Having taken this first step and made such a radical improvement, the success of this invention was no sooner determined than others followed in rapid succession, as consequences of the exigencies arising from the first change in the old Newcomen engine. But in the working out of the forms and proportions of the details of the new engine, even Watt’s powerful mind, stored as it was with happily-combined scientific and practical information, was occupied for years. In attaching the separate condenser, he first attempted surface-condensation; but this not succeeding well, he substituted the jet. Some provision became at once necessary for preventing the filling of the condenser with water.

Watt at first intended adopting the expedient which had worked satisfactorily with the less effective condensation of Newcomen’s engine—i. e., leading a pipe from the condenser to a depth greater than the height of a column of water which could be counterbalanced by the pressure of the atmosphere; but he subsequently employed the air-pump, which relieves the condenser not only of the water, but of the air which also usually collects in considerable volume in the condenser, and vitiates the vacuum. He next substituted oil and tallow for water in the lubrication of the piston and keeping it steam-tight, in order to avoid the cooling of the cylinder incident to the use of the latter. Another cause of refrigeration of the cylinder, and consequent waste of power in its operation, was seen to be the entrance of the atmosphere, which followed the piston down the cylinder at each stroke, cooling its interior by its contact. This the inventor concluded to prevent by covering the top of the cylinder, allowing the piston-rod to play through a “stuffing-box”—which device had long been known to mechanics.

He accordingly not only covered the top, but surrounded the whole cylinder with an external casing, or “steam-jacket,” and allowed the steam from the boiler to pass around the steam-cylinder and to press upon the upper surface of the piston, where its pressure was variable at pleasure, and therefore more manageable than that of the atmosphere. It also, besides keeping the cylinder hot, could do comparatively little harm should it leak by the piston, as it could be condensed, and thus readily disposed of.

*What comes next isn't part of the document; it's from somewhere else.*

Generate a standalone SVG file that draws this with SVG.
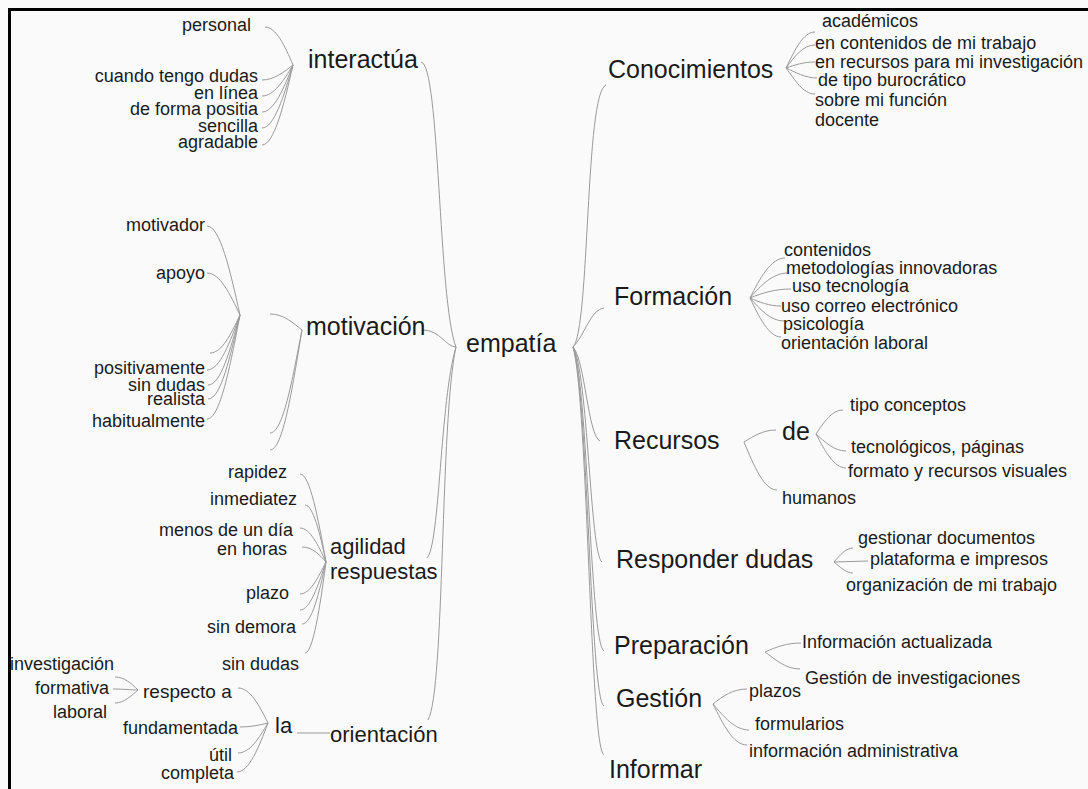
<svg xmlns="http://www.w3.org/2000/svg" width="1088" height="789" viewBox="0 0 1088 789">
<style>
text{font-family:"Liberation Sans",Arial,sans-serif;fill:#1a1a1a}
.m{font-size:25px}
.s{font-size:18px}
.e{text-anchor:end}
.c path{fill:none;stroke:#9a9a9a;stroke-width:1}
</style>
<rect x="0" y="0" width="1088" height="789" fill="#fafafa"/>
<path d="M8,9.5H1088M9.5,8V789" stroke="#000" stroke-width="3" fill="none"/>
<g class="c" id="connectors">
<path d="M293,65C285,46 276,27 265,27"/>
<path d="M293,65C284,72 274,80 262,80"/>
<path d="M293,65C284,80 274,96 262,96"/>
<path d="M293,65C284,88 274,112 262,112"/>
<path d="M293,65C284,96 274,128 262,128"/>
<path d="M293,65C284,105 274,145 262,145"/>
<path d="M240,315C230,270 220,226 207,226"/>
<path d="M240,315C230,294 220,273 207,273"/>
<path d="M240,315C231,334 222,353 210,353"/>
<path d="M240,315C230,342 220,370 207,370"/>
<path d="M240,315C230,350 221,385 208,385"/>
<path d="M240,315C230,357 221,399 208,399"/>
<path d="M240,315C230,367 220,419 207,419"/>
<path d="M302,330C292,322 283,314 270,314"/>
<path d="M302,330C292,381 283,433 270,433"/>
<path d="M302,330C292,390 283,450 270,450"/>
<path d="M326,562C318,518 310,474 300,474"/>
<path d="M326,562C320,533 313,505 305,505"/>
<path d="M326,562C318,545 310,528 300,528"/>
<path d="M326,562C319,554 312,547 302,547"/>
<path d="M326,562C318,578 310,594 300,594"/>
<path d="M326,562C318,586 310,610 300,610"/>
<path d="M326,562C319,593 312,624 302,624"/>
<path d="M326,562C320,607 313,653 305,653"/>
<path d="M268,723C259,705 250,688 238,688"/>
<path d="M268,723C260,725 251,727 240,727"/>
<path d="M268,723C259,738 250,753 238,753"/>
<path d="M268,723C259,747 249,772 237,772"/>
<path d="M297,733L330,733"/>
<path d="M138,690C131,683 124,677 115,677"/>
<path d="M138,690C131,690 124,689 113,689"/>
<path d="M138,690C131,696 124,703 115,703"/>
<path d="M421,62C440,64 438,300 456,347"/>
<path d="M423,330C440,330 446,347 456,347"/>
<path d="M427,558C440,545 440,400 456,347"/>
<path d="M428,720C445,690 440,420 456,347"/>
<path d="M573,347C590,330 585,92 606,85"/>
<path d="M573,347C585,335 590,310 604,308"/>
<path d="M573,347C585,360 588,436 600,441"/>
<path d="M573,347C588,370 590,555 602,562"/>
<path d="M573,347C588,380 590,645 604,651"/>
<path d="M573,347C588,390 590,700 604,706"/>
<path d="M573,347C588,400 590,750 604,755"/>
<path d="M786,68C795,50 803,32 815,32"/>
<path d="M786,68C795,56 803,45 815,45"/>
<path d="M786,68C795,65 803,62 815,62"/>
<path d="M786,68C795,72 805,78 817,78"/>
<path d="M786,68C795,80 803,94 815,94"/>
<path d="M750,298C760,278 771,258 785,258"/>
<path d="M750,298C761,285 773,273 788,273"/>
<path d="M750,298C762,293 775,289 791,289"/>
<path d="M750,298C759,302 769,306 781,306"/>
<path d="M750,298C760,309 770,321 784,321"/>
<path d="M750,298C759,317 769,337 781,337"/>
<path d="M744,442C754,436 763,430 776,430"/>
<path d="M744,442C754,466 764,490 777,490"/>
<path d="M816,434C824,422 832,410 843,410"/>
<path d="M816,434C825,442 834,451 846,451"/>
<path d="M816,434C825,451 834,468 846,468"/>
<path d="M834,562C840,555 846,548 853,548"/>
<path d="M834,562L868,561"/>
<path d="M834,562C840,567 846,573 853,573"/>
<path d="M765,652C776,647 787,643 801,643"/>
<path d="M765,652C776,660 786,669 800,669"/>
<path d="M713,704C723,696 733,689 747,689"/>
<path d="M713,704C724,717 735,730 749,730"/>
<path d="M713,704C723,724 733,745 747,745"/>
</g>
<g id="empatia"><text class="m" x="466" y="352">empatía</text></g>
<g id="interactua"><text class="m" x="308" y="68">interactúa</text></g>
<g id="interactua-leaves">
<text class="s e" x="251" y="31">personal</text>
<text class="s e" x="258" y="82">cuando tengo dudas</text>
<text class="s e" x="258" y="99">en línea</text>
<text class="s e" x="258" y="115">de forma positia</text>
<text class="s e" x="258" y="132">sencilla</text>
<text class="s e" x="258" y="148">agradable</text>
</g>
<g id="motivacion"><text class="m" x="306" y="335">motivación</text></g>
<g id="motivacion-leaves">
<text class="s e" x="205" y="231">motivador</text>
<text class="s e" x="205" y="279">apoyo</text>
<text class="s e" x="205" y="374">positivamente</text>
<text class="s e" x="205" y="391">sin dudas</text>
<text class="s e" x="205" y="405">realista</text>
<text class="s e" x="205" y="427">habitualmente</text>
</g>
<g id="agilidad"><text x="330" y="554" style="font-size:22px">agilidad</text><text x="330" y="579" style="font-size:22px">respuestas</text></g>
<g id="agilidad-leaves">
<text class="s e" x="287" y="478">rapidez</text>
<text class="s e" x="297" y="505">inmediatez</text>
<text class="s e" x="293" y="536">menos de un día</text>
<text class="s e" x="287" y="555">en horas</text>
<text class="s e" x="289" y="599">plazo</text>
<text class="s e" x="296" y="633">sin demora</text>
<text class="s e" x="299" y="670">sin dudas</text>
</g>
<g id="orientacion"><text x="330" y="742" style="font-size:22px">orientación</text></g>
<g id="la"><text x="275" y="733" style="font-size:22px">la</text></g>
<g id="respecto"><text x="143" y="698" style="font-size:19px">respecto a</text></g>
<g id="orientacion-leaves">
<text class="s e" x="114" y="670">investigación</text>
<text class="s e" x="109" y="694">formativa</text>
<text class="s e" x="107" y="718">laboral</text>
<text class="s e" x="238" y="734">fundamentada</text>
<text class="s e" x="232" y="761">útil</text>
<text class="s e" x="234" y="779">completa</text>
</g>
<g id="conocimientos"><text class="m" x="608" y="78">Conocimientos</text></g>
<g id="conocimientos-leaves">
<text class="s" x="822" y="27">académicos</text>
<text class="s" x="815" y="49">en contenidos de mi trabajo</text>
<text class="s" x="815" y="68">en recursos para mi investigación</text>
<text class="s" x="818" y="86">de tipo burocrático</text>
<text class="s" x="815" y="106">sobre mi función</text>
<text class="s" x="815" y="126">docente</text>
</g>
<g id="formacion"><text class="m" x="614" y="305">Formación</text></g>
<g id="formacion-leaves">
<text class="s" x="784" y="256">contenidos</text>
<text class="s" x="786" y="274">metodologías innovadoras</text>
<text class="s" x="792" y="292">uso tecnología</text>
<text class="s" x="781" y="312">uso correo electrónico</text>
<text class="s" x="783" y="330">psicología</text>
<text class="s" x="781" y="349">orientación laboral</text>
</g>
<g id="recursos"><text class="m" x="614" y="449">Recursos</text></g>
<g id="de"><text class="m" x="782" y="440">de</text></g>
<g id="recursos-leaves">
<text class="s" x="782" y="504">humanos</text>
<text class="s" x="850" y="411">tipo conceptos</text>
<text class="s" x="851" y="453">tecnológicos, páginas</text>
<text class="s" x="848" y="477">formato y recursos visuales</text>
</g>
<g id="responder"><text class="m" x="616" y="568">Responder dudas</text></g>
<g id="responder-leaves">
<text class="s" x="858" y="544">gestionar documentos</text>
<text class="s" x="870" y="565">plataforma e impresos</text>
<text class="s" x="846" y="591">organización de mi trabajo</text>
</g>
<g id="preparacion"><text class="m" x="614" y="654">Preparación</text></g>
<g id="preparacion-leaves">
<text class="s" x="802" y="648">Información actualizada</text>
<text class="s" x="805" y="684">Gestión de investigaciones</text>
</g>
<g id="gestion"><text class="m" x="616" y="707">Gestión</text></g>
<g id="gestion-leaves">
<text class="s" x="749" y="697">plazos</text>
<text class="s" x="755" y="730">formularios</text>
<text class="s" x="749" y="757">información administrativa</text>
</g>
<g id="informar"><text class="m" x="609" y="778">Informar</text></g>
</svg>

When he had concluded to build the larger experimental engine, Watt determined to give his whole time and attention to the work, and hired a room in an old deserted pottery near the Broomielaw. Here he worked with a mechanic—John Gardiner, whom he had taken into his employ—uninterruptedly for many weeks. Meantime, through his friend Dr. Black, probably, he had made the acquaintance of Dr. Roebuck, a wealthy physician, who had, with other Scotch capitalists, just founded the celebrated Carron Iron-Works, and had opened a correspondence with him, in which he kept that gentleman informed of the progress of his work on the new engine.